* START Task material *

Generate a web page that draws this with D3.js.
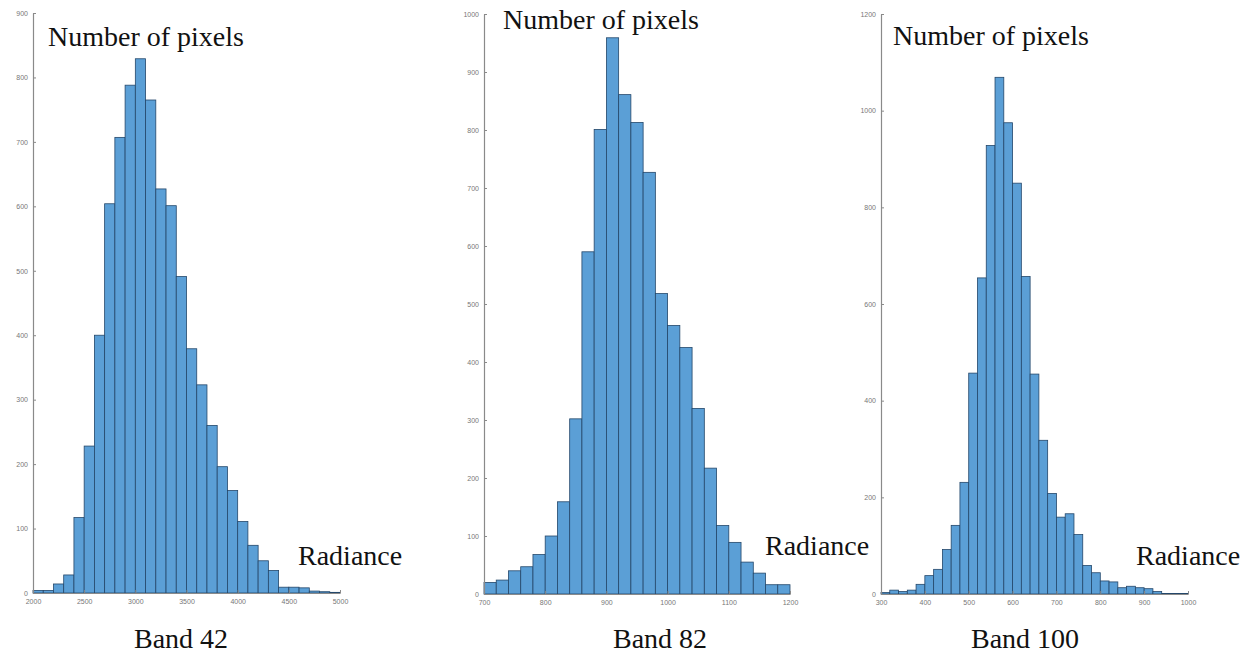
<!DOCTYPE html>
<html>
<head>
<meta charset="utf-8">
<script src="https://cdn.jsdelivr.net/npm/d3@7"></script>
<style>
  html, body { margin: 0; padding: 0; background: #fff; }
  svg { display: block; }
  .tick text { font-family: "Liberation Sans", Arial, sans-serif; font-size: 7px; fill: #777; }
  .lbl { font-family: "Liberation Serif", "Times New Roman", serif; font-size: 28px; fill: #111; }
</style>
</head>
<body>
<svg id="chart" width="1256" height="656"></svg>
<script>
// ---- Data ----
const band42Edges = [2000,2100,2200,2300,2400,2500,2600,2700,2800,2900,3000,3100,3200,3300,3400,3500,3600,3700,3800,3900,4000,4100,4200,4300,4400,4500,4600,4700,4800,4900];
const band42Counts = [4,4,14,28,117,228,400,604,707,788,829,765,627,601,491,379,323,260,196,159,111,74,50,35,9,9,8,3,2,1];
const band42XTicks = [2000,2500,3000,3500,4000,4500,5000];
const band42YTicks = [0,100,200,300,400,500,600,700,800,900];

const band82Edges = [700,720,740,760,780,800,820,840,860,880,900,920,940,960,980,1000,1020,1040,1060,1080,1100,1120,1140,1160,1180];
const band82Counts = [20,24,40,47,68,100,159,302,590,801,959,861,813,727,518,463,425,320,217,118,89,55,36,16,16];
const band82XTicks = [700,800,900,1000,1100,1200];
const band82YTicks = [0,100,200,300,400,500,600,700,800,900,1000];

const band100Edges = [300,320,340,360,380,400,420,440,460,480,500,520,540,560,580,600,620,640,660,680,700,720,740,760,780,800,820,840,860,880,900,920,940,960,980];
const band100Counts = [3,8,5,8,20,38,51,92,142,231,457,654,928,1069,975,850,657,455,318,208,159,166,123,59,44,27,25,13,16,13,11,5,1,1,1];
const band100XTicks = [300,400,500,600,700,800,900,1000];
const band100YTicks = [0,200,400,600,800,1000,1200];

const panelTitles = ["Band 42", "Band 82", "Band 100"];
const yLabel = "Number of pixels";
const xLabel = "Radiance";

// ---- Layout (pixels) ----
const panels = [
  { edges: band42Edges, counts: band42Counts, xt: band42XTicks, yt: band42YTicks,
    xDom: [2000, 5000], yDom: [0, 900], x0: 33, x1: 340, y0: 593, y1: 13, bw: 100,
    yLab: [48, 46], xLab: [298, 565], tLab: [134, 648] },
  { edges: band82Edges, counts: band82Counts, xt: band82XTicks, yt: band82YTicks,
    xDom: [700, 1200], yDom: [0, 1000], x0: 484, x1: 790, y0: 594, y1: 14, bw: 20,
    yLab: [503, 29], xLab: [765, 555], tLab: [613, 648] },
  { edges: band100Edges, counts: band100Counts, xt: band100XTicks, yt: band100YTicks,
    xDom: [300, 1000], yDom: [0, 1200], x0: 881, x1: 1188, y0: 594, y1: 14, bw: 20,
    yLab: [893, 45], xLab: [1136, 565], tLab: [971, 648] }
];

const svg = d3.select("#chart");

panels.forEach((p, i) => {
  const x = d3.scaleLinear().domain(p.xDom).range([p.x0, p.x1]);
  const y = d3.scaleLinear().domain(p.yDom).range([p.y0, p.y1]);
  const g = svg.append("g");

  // bars
  g.selectAll("rect.bar")
    .data(p.edges.map((e, k) => ({ e, c: p.counts[k] })))
    .join("rect")
    .attr("class", "bar")
    .attr("x", d => x(d.e))
    .attr("width", d => x(d.e + p.bw) - x(d.e))
    .attr("y", d => y(d.c))
    .attr("height", d => y(0) - y(d.c))
    .attr("fill", "#5b9fd6")
    .attr("stroke", "#24476a")
    .attr("stroke-width", 0.8);

  // y axis
  const ya = g.append("g")
    .attr("transform", `translate(${p.x0},0)`)
    .call(d3.axisLeft(y).tickValues(p.yt).tickSizeInner(-3).tickSizeOuter(0).tickPadding(5).tickFormat(d3.format("d")));
  // x axis
  const xa = g.append("g")
    .attr("transform", `translate(0,${p.y0})`)
    .call(d3.axisBottom(x).tickValues(p.xt).tickSizeInner(-3).tickSizeOuter(0).tickPadding(6).tickFormat(d3.format("d")));
  [ya, xa].forEach(a => {
    a.select(".domain").attr("stroke", "#8a8a8a").attr("stroke-width", 1.2);
    a.selectAll(".tick line").attr("stroke", "#8a8a8a");
  });

  // labels
  svg.append("text").attr("class", "lbl").attr("x", p.yLab[0]).attr("y", p.yLab[1]).text(yLabel);
  svg.append("text").attr("class", "lbl").attr("x", p.xLab[0]).attr("y", p.xLab[1]).text(xLabel);
  svg.append("text").attr("class", "lbl").attr("x", p.tLab[0]).attr("y", p.tLab[1]).text(panelTitles[i]);
});
</script>
</body>
</html>
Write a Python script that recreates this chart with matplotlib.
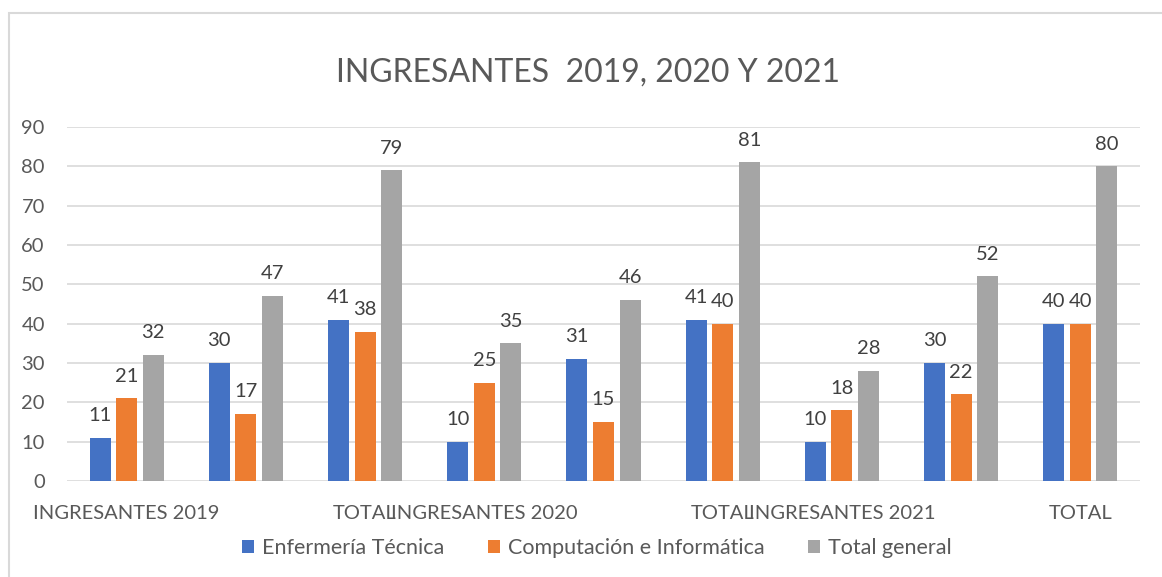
import numpy as np
import matplotlib.pyplot as plt
from matplotlib.patches import Rectangle

plt.rcParams['font.family'] = ['Lato', 'DejaVu Sans']

categorias = ['INGRESANTES 2019', '', 'TOTAL', 'INGRESANTES 2020', '', 'TOTAL',
              'INGRESANTES 2021', '', 'TOTAL']
enfermeria = [11, 30, 41, 10, 31, 41, 10, 30, 40]
computacion = [21, 17, 38, 25, 15, 40, 18, 22, 40]
total_general = [32, 47, 79, 35, 46, 81, 28, 52, 80]
series_nombres = ['Enfermería Técnica', 'Computación e Informática', 'Total general']
colores = ['#4472C4', '#ED7D31', '#A5A5A5']

TXT = '#595959'

fig = plt.figure(figsize=(11.62, 5.77), dpi=100)
ax = fig.add_axes([67 / 1162, 1 - 481 / 577, (1140 - 67) / 1162, (481 - 127) / 577])

x = np.arange(len(categorias))
ancho = 0.176
paso = 0.223
for i, (vals, nombre, col) in enumerate(zip([enfermeria, computacion, total_general],
                                            series_nombres, colores)):
    pos = x + (i - 1) * paso
    ax.bar(pos, vals, width=ancho, color=col, label=nombre, zorder=2)
    for px, v in zip(pos, vals):
        ax.annotate(str(v), (px, v), xytext=(0, 12), textcoords='offset points',
                    ha='center', va='baseline', fontsize=14.5, color='#404040')

ax.set_xlim(-0.5, len(categorias) - 0.5)
ax.set_ylim(0, 90)
ax.set_yticks(range(0, 91, 10))
ax.set_xticks(x)
ax.set_xticklabels(categorias)
ax.tick_params(axis='both', length=0, labelsize=14.5, labelcolor=TXT)
ax.tick_params(axis='y', pad=16)
ax.tick_params(axis='x', pad=17)
ax.grid(axis='y', color='#D9D9D9', linewidth=1.2, zorder=0)
for s in ax.spines.values():
    s.set_visible(False)

fig.text(588 / 1162, 1 - 73 / 577, 'INGRESANTES  2019, 2020 Y 2021', ha='center',
         va='center', fontsize=23, color=TXT)

fig.legend(loc='center', bbox_to_anchor=(597 / 1162, 1 - 548 / 577), ncol=3,
           frameon=False, fontsize=15.5, labelcolor=TXT, handlelength=0.55,
           handleheight=0.55, handletextpad=0.4, columnspacing=2.0)

fig.patches.append(Rectangle((8.5 / 1162, -0.1), 1.2, 1.1 - 12.5 / 577,
                             transform=fig.transFigure, fill=False,
                             edgecolor='#D9D9D9', linewidth=1.5))

fig.savefig('out.png', dpi=100)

* END Task material *

# What is needed
Write every entry out again exactly, dropping the pictures.

# Result of this exercise
Generate a web page that draws this with D3.js.
<!DOCTYPE html>
<html>
<head>
<meta charset="utf-8">
<script src="https://cdn.jsdelivr.net/npm/d3@7"></script>
<style>
  html, body { margin: 0; padding: 0; background: #fff; }
  svg { display: block; }
  .tick text { font-family: "Liberation Sans", Arial, sans-serif; font-size: 7px; fill: #777; }
  .lbl { font-family: "Liberation Serif", "Times New Roman", serif; font-size: 28px; fill: #111; }
</style>
</head>
<body>
<svg id="chart" width="1256" height="656"></svg>
<script>
// ---- Data ----
const band42Edges = [2000,2100,2200,2300,2400,2500,2600,2700,2800,2900,3000,3100,3200,3300,3400,3500,3600,3700,3800,3900,4000,4100,4200,4300,4400,4500,4600,4700,4800,4900];
const band42Counts = [4,4,14,28,117,228,400,604,707,788,829,765,627,601,491,379,323,260,196,159,111,74,50,35,9,9,8,3,2,1];
const band42XTicks = [2000,2500,3000,3500,4000,4500,5000];
const band42YTicks = [0,100,200,300,400,500,600,700,800,900];

const band82Edges = [700,720,740,760,780,800,820,840,860,880,900,920,940,960,980,1000,1020,1040,1060,1080,1100,1120,1140,1160,1180];
const band82Counts = [20,24,40,47,68,100,159,302,590,801,959,861,813,727,518,463,425,320,217,118,89,55,36,16,16];
const band82XTicks = [700,800,900,1000,1100,1200];
const band82YTicks = [0,100,200,300,400,500,600,700,800,900,1000];

const band100Edges = [300,320,340,360,380,400,420,440,460,480,500,520,540,560,580,600,620,640,660,680,700,720,740,760,780,800,820,840,860,880,900,920,940,960,980];
const band100Counts = [3,8,5,8,20,38,51,92,142,231,457,654,928,1069,975,850,657,455,318,208,159,166,123,59,44,27,25,13,16,13,11,5,1,1,1];
const band100XTicks = [300,400,500,600,700,800,900,1000];
const band100YTicks = [0,200,400,600,800,1000,1200];

const panelTitles = ["Band 42", "Band 82", "Band 100"];
const yLabel = "Number of pixels";
const xLabel = "Radiance";

// ---- Layout (pixels) ----
const panels = [
  { edges: band42Edges, counts: band42Counts, xt: band42XTicks, yt: band42YTicks,
    xDom: [2000, 5000], yDom: [0, 900], x0: 33, x1: 340, y0: 593, y1: 13, bw: 100,
    yLab: [48, 46], xLab: [298, 565], tLab: [134, 648] },
  { edges: band82Edges, counts: band82Counts, xt: band82XTicks, yt: band82YTicks,
    xDom: [700, 1200], yDom: [0, 1000], x0: 484, x1: 790, y0: 594, y1: 14, bw: 20,
    yLab: [503, 29], xLab: [765, 555], tLab: [613, 648] },
  { edges: band100Edges, counts: band100Counts, xt: band100XTicks, yt: band100YTicks,
    xDom: [300, 1000], yDom: [0, 1200], x0: 881, x1: 1188, y0: 594, y1: 14, bw: 20,
    yLab: [893, 45], xLab: [1136, 565], tLab: [971, 648] }
];

const svg = d3.select("#chart");

panels.forEach((p, i) => {
  const x = d3.scaleLinear().domain(p.xDom).range([p.x0, p.x1]);
  const y = d3.scaleLinear().domain(p.yDom).range([p.y0, p.y1]);
  const g = svg.append("g");

  // bars
  g.selectAll("rect.bar")
    .data(p.edges.map((e, k) => ({ e, c: p.counts[k] })))
    .join("rect")
    .attr("class", "bar")
    .attr("x", d => x(d.e))
    .attr("width", d => x(d.e + p.bw) - x(d.e))
    .attr("y", d => y(d.c))
    .attr("height", d => y(0) - y(d.c))
    .attr("fill", "#5b9fd6")
    .attr("stroke", "#24476a")
    .attr("stroke-width", 0.8);

  // y axis
  const ya = g.append("g")
    .attr("transform", `translate(${p.x0},0)`)
    .call(d3.axisLeft(y).tickValues(p.yt).tickSizeInner(-3).tickSizeOuter(0).tickPadding(5).tickFormat(d3.format("d")));
  // x axis
  const xa = g.append("g")
    .attr("transform", `translate(0,${p.y0})`)
    .call(d3.axisBottom(x).tickValues(p.xt).tickSizeInner(-3).tickSizeOuter(0).tickPadding(6).tickFormat(d3.format("d")));
  [ya, xa].forEach(a => {
    a.select(".domain").attr("stroke", "#8a8a8a").attr("stroke-width", 1.2);
    a.selectAll(".tick line").attr("stroke", "#8a8a8a");
  });

  // labels
  svg.append("text").attr("class", "lbl").attr("x", p.yLab[0]).attr("y", p.yLab[1]).text(yLabel);
  svg.append("text").attr("class", "lbl").attr("x", p.xLab[0]).attr("y", p.xLab[1]).text(xLabel);
  svg.append("text").attr("class", "lbl").attr("x", p.tLab[0]).attr("y", p.tLab[1]).text(panelTitles[i]);
});
</script>
</body>
</html>
Write a Python script that recreates this chart with matplotlib.
import numpy as np
import matplotlib.pyplot as plt
from matplotlib.patches import Rectangle

plt.rcParams['font.family'] = ['Lato', 'DejaVu Sans']

categorias = ['INGRESANTES 2019', '', 'TOTAL', 'INGRESANTES 2020', '', 'TOTAL',
              'INGRESANTES 2021', '', 'TOTAL']
enfermeria = [11, 30, 41, 10, 31, 41, 10, 30, 40]
computacion = [21, 17, 38, 25, 15, 40, 18, 22, 40]
total_general = [32, 47, 79, 35, 46, 81, 28, 52, 80]
series_nombres = ['Enfermería Técnica', 'Computación e Informática', 'Total general']
colores = ['#4472C4', '#ED7D31', '#A5A5A5']

TXT = '#595959'

fig = plt.figure(figsize=(11.62, 5.77), dpi=100)
ax = fig.add_axes([67 / 1162, 1 - 481 / 577, (1140 - 67) / 1162, (481 - 127) / 577])

x = np.arange(len(categorias))
ancho = 0.176
paso = 0.223
for i, (vals, nombre, col) in enumerate(zip([enfermeria, computacion, total_general],
                                            series_nombres, colores)):
    pos = x + (i - 1) * paso
    ax.bar(pos, vals, width=ancho, color=col, label=nombre, zorder=2)
    for px, v in zip(pos, vals):
        ax.annotate(str(v), (px, v), xytext=(0, 12), textcoords='offset points',
                    ha='center', va='baseline', fontsize=14.5, color='#404040')

ax.set_xlim(-0.5, len(categorias) - 0.5)
ax.set_ylim(0, 90)
ax.set_yticks(range(0, 91, 10))
ax.set_xticks(x)
ax.set_xticklabels(categorias)
ax.tick_params(axis='both', length=0, labelsize=14.5, labelcolor=TXT)
ax.tick_params(axis='y', pad=16)
ax.tick_params(axis='x', pad=17)
ax.grid(axis='y', color='#D9D9D9', linewidth=1.2, zorder=0)
for s in ax.spines.values():
    s.set_visible(False)

fig.text(588 / 1162, 1 - 73 / 577, 'INGRESANTES  2019, 2020 Y 2021', ha='center',
         va='center', fontsize=23, color=TXT)

fig.legend(loc='center', bbox_to_anchor=(597 / 1162, 1 - 548 / 577), ncol=3,
           frameon=False, fontsize=15.5, labelcolor=TXT, handlelength=0.55,
           handleheight=0.55, handletextpad=0.4, columnspacing=2.0)

fig.patches.append(Rectangle((8.5 / 1162, -0.1), 1.2, 1.1 - 12.5 / 577,
                             transform=fig.transFigure, fill=False,
                             edgecolor='#D9D9D9', linewidth=1.5))

fig.savefig('out.png', dpi=100)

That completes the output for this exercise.